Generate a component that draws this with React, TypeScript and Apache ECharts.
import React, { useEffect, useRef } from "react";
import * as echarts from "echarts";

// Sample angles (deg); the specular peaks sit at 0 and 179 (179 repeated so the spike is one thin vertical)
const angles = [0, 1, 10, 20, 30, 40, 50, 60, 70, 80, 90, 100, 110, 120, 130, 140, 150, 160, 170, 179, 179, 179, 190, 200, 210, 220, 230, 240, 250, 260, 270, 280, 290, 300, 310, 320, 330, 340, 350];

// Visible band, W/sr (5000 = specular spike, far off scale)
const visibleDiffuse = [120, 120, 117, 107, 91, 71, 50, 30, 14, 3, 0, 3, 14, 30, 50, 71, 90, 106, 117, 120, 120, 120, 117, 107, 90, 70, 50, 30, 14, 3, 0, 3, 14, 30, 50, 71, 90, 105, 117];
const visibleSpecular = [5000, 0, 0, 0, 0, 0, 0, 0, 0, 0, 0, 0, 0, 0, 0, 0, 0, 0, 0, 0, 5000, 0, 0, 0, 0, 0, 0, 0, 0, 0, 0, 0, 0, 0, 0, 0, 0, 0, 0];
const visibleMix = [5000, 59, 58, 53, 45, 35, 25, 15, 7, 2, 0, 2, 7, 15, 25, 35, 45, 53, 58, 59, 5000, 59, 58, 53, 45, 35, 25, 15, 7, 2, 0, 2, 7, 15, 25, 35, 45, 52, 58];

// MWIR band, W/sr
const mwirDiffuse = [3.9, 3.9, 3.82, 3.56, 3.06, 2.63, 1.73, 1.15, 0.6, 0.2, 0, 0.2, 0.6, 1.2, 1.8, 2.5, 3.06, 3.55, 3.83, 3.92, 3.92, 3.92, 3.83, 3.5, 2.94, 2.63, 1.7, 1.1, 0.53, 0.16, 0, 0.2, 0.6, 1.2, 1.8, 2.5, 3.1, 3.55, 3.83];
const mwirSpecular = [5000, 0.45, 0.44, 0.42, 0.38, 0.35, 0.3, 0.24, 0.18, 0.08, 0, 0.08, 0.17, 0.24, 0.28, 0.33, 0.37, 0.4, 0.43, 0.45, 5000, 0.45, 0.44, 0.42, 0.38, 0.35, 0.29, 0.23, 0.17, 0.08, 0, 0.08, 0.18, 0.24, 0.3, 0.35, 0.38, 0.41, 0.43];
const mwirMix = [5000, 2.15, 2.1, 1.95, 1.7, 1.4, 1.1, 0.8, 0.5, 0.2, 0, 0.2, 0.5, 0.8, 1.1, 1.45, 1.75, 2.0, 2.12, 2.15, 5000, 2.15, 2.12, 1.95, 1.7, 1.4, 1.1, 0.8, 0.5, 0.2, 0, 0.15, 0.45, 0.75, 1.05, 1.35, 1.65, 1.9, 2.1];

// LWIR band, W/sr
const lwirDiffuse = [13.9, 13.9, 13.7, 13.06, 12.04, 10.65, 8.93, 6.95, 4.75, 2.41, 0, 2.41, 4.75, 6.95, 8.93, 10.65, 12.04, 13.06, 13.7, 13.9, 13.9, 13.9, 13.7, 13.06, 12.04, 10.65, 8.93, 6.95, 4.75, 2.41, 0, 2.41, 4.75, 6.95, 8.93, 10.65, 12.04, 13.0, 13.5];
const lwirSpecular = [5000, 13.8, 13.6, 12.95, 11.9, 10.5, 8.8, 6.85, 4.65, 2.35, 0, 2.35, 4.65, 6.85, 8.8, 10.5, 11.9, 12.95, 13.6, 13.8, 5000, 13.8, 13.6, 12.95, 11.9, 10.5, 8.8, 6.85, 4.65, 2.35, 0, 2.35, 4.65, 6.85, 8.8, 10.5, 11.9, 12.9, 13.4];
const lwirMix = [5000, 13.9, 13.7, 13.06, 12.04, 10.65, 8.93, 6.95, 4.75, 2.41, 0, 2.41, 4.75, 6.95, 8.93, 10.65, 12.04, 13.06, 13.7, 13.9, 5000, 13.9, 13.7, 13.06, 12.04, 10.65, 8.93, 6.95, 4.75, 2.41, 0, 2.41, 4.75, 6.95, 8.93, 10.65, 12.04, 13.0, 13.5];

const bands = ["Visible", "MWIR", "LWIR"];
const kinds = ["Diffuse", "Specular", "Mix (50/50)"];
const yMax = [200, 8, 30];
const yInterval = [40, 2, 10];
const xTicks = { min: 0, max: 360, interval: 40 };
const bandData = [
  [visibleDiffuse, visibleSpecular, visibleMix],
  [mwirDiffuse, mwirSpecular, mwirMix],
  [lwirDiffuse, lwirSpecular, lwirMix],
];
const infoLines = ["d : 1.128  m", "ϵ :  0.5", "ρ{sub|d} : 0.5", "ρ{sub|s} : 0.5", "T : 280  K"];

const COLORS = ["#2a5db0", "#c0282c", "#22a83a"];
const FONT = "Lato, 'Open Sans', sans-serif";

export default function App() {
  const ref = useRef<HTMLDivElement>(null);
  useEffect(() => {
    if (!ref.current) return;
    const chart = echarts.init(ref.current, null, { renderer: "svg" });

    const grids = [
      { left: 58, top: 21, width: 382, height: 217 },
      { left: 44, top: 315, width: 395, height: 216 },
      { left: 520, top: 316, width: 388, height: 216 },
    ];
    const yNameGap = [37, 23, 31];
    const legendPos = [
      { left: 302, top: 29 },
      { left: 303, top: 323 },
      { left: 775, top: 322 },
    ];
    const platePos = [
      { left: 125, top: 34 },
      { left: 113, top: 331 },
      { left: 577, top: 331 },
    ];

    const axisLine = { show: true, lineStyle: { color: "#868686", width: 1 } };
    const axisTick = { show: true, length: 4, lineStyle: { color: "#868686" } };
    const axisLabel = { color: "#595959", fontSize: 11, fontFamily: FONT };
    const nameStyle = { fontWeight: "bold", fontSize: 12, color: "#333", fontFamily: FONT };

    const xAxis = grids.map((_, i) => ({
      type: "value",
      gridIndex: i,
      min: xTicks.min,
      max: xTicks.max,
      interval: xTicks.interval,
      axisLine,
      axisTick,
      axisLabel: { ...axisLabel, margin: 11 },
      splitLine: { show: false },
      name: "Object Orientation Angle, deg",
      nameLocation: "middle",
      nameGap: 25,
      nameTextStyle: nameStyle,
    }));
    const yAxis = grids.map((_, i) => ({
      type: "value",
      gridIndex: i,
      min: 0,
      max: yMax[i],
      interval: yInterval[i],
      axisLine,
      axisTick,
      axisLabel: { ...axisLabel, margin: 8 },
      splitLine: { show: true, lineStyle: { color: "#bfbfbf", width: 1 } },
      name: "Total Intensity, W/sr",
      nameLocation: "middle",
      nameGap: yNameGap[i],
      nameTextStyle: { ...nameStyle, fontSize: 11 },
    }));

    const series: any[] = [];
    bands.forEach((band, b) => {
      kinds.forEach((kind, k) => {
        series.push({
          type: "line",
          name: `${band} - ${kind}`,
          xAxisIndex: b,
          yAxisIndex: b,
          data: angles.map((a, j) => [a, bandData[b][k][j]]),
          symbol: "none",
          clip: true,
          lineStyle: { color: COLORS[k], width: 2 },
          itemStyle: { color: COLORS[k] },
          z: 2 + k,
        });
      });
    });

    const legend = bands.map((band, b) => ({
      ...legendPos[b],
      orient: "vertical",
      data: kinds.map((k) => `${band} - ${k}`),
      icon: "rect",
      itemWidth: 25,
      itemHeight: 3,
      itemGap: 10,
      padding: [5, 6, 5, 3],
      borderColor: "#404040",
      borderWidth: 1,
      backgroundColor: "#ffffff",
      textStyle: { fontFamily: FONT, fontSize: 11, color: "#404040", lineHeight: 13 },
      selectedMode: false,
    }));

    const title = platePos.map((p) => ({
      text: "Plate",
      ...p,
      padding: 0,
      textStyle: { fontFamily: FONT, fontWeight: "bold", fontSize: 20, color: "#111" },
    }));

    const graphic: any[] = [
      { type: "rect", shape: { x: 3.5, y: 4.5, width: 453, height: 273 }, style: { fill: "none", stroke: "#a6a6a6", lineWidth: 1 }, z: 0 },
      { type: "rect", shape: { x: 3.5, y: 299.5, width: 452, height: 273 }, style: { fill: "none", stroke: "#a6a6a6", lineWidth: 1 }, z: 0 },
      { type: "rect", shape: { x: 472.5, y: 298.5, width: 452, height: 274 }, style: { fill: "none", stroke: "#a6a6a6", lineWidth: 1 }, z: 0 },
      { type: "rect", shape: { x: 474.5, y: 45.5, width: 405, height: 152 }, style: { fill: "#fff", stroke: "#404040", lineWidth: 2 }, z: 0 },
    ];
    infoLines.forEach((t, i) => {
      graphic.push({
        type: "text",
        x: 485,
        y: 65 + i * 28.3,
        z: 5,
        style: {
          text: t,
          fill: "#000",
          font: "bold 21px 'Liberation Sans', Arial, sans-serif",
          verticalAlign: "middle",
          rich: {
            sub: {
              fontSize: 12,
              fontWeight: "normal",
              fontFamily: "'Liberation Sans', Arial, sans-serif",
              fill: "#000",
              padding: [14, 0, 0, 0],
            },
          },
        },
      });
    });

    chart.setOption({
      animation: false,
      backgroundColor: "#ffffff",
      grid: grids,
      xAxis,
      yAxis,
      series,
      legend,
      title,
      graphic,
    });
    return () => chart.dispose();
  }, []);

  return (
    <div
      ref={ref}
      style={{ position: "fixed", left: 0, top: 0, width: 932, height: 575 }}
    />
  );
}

◆ ◆ ◆ ◆ ◆ ◆ ◆

§ Your objective
Word for word, quote the lines of the material from the first line through the line with "330, 340, 350];", both ends included.

§ Task output
Generate a component that draws this with React, TypeScript and Apache ECharts.
import React, { useEffect, useRef } from "react";
import * as echarts from "echarts";

// Sample angles (deg); the specular peaks sit at 0 and 179 (179 repeated so the spike is one thin vertical)
const angles = [0, 1, 10, 20, 30, 40, 50, 60, 70, 80, 90, 100, 110, 120, 130, 140, 150, 160, 170, 179, 179, 179, 190, 200, 210, 220, 230, 240, 250, 260, 270, 280, 290, 300, 310, 320, 330, 340, 350];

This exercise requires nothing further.